Does such a thing exist?

Porphyria

Limp Gawd
Joined
Mar 7, 2004
Messages
288
Okay, so i have two internet connections. satellite, and dial up. what i want to do is be able to have certain programs use certain connections for upstream and downstream. IE, i want Warcraft to use AOL for upstream because its much lower latency than satellite, but i want it to use the downstream from my satellite connection because it is much faster than my dialup.

anything like this exist?
 
I don't think so. I went through this for my uncle because that is all he can get, sat and dial-up. I spent about three weeks searching and asking, nothing ever came of it.

Sorry.
 
There are routers out there that do what you want...just never seen one with a dial up connection on it.
 
there is bound to be some linux solution that will do what you want using old hardware... wouldn't like to try and configure it though, as it's bound to be un-user friendly!
 
It is impossible to do without some type of bonding on your ISP's end, and since you have two different ISPs then it is not feasable.

The Windows TCP/IP stack does not allow you to select which connections to use on an application basis. You would have to implement this in terms of routing tables, (i.e. packets outbound to the IP addresses of WoW servers should use the dialup gateway, whereas all other packets use the default gateway of your sattelite connection.

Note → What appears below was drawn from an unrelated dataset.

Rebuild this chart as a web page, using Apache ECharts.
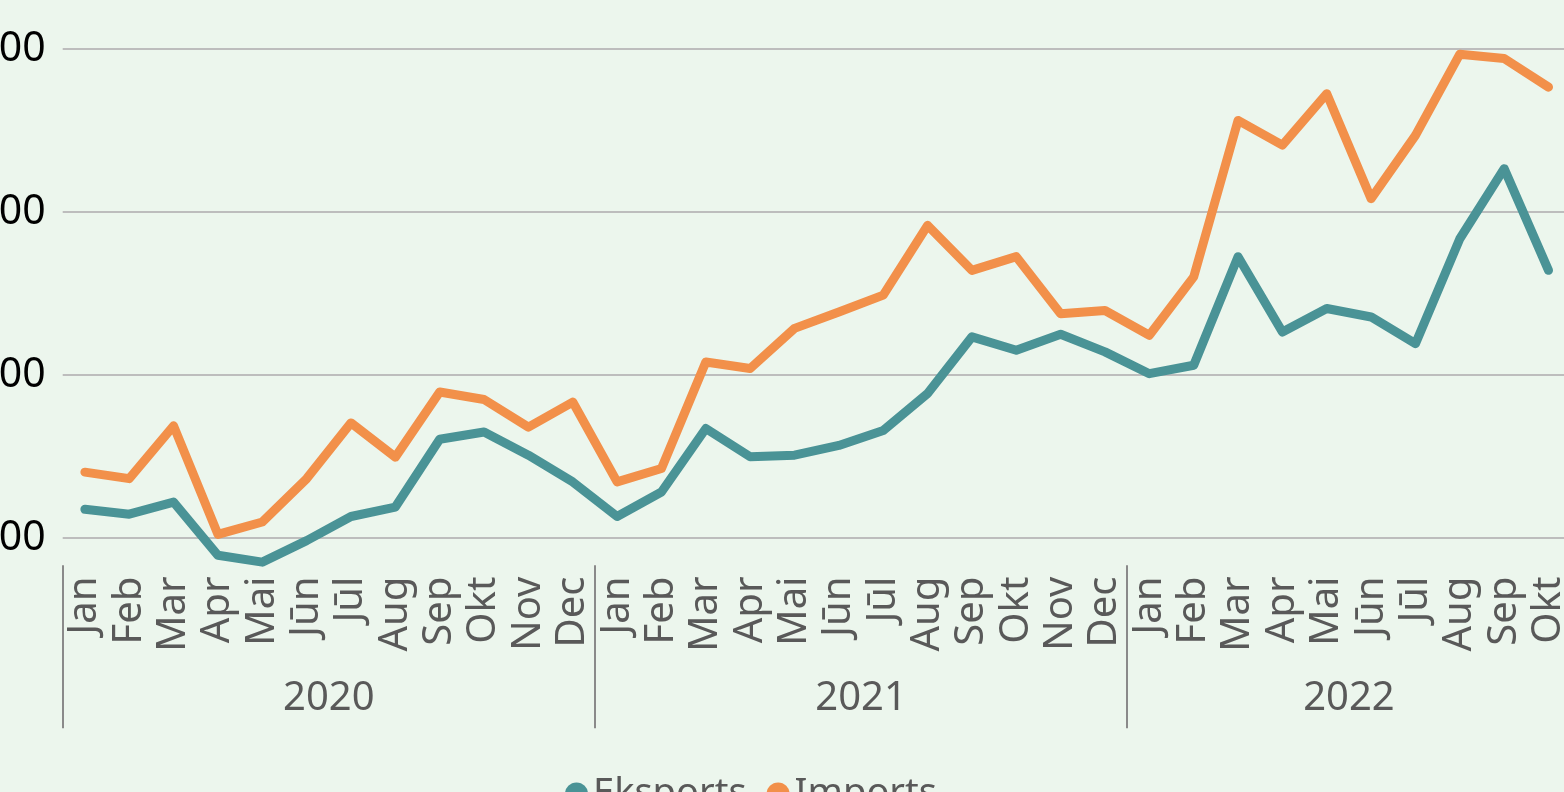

Even if you did accomplish this, you have to look at it from the perspective of the other end. When a WoW server receives a packet from the IP address assigned to you by AOL, it's going to want to send a reply back to that same IP, which would get routed back to AOL. It has no idea to send the packet to your other IP address through your other ISP.
 
oh damn-- i never thought about that.. EF()Q#)FJUI!! youre right. oh well.....

thanks for the help.
 
Policy-based routing. You'll need a firewall/router that could handle the LAN, dial-up, and sat connection.

EDIT: Oops.. just re-read what you were asking for... no.. absolutely impossible.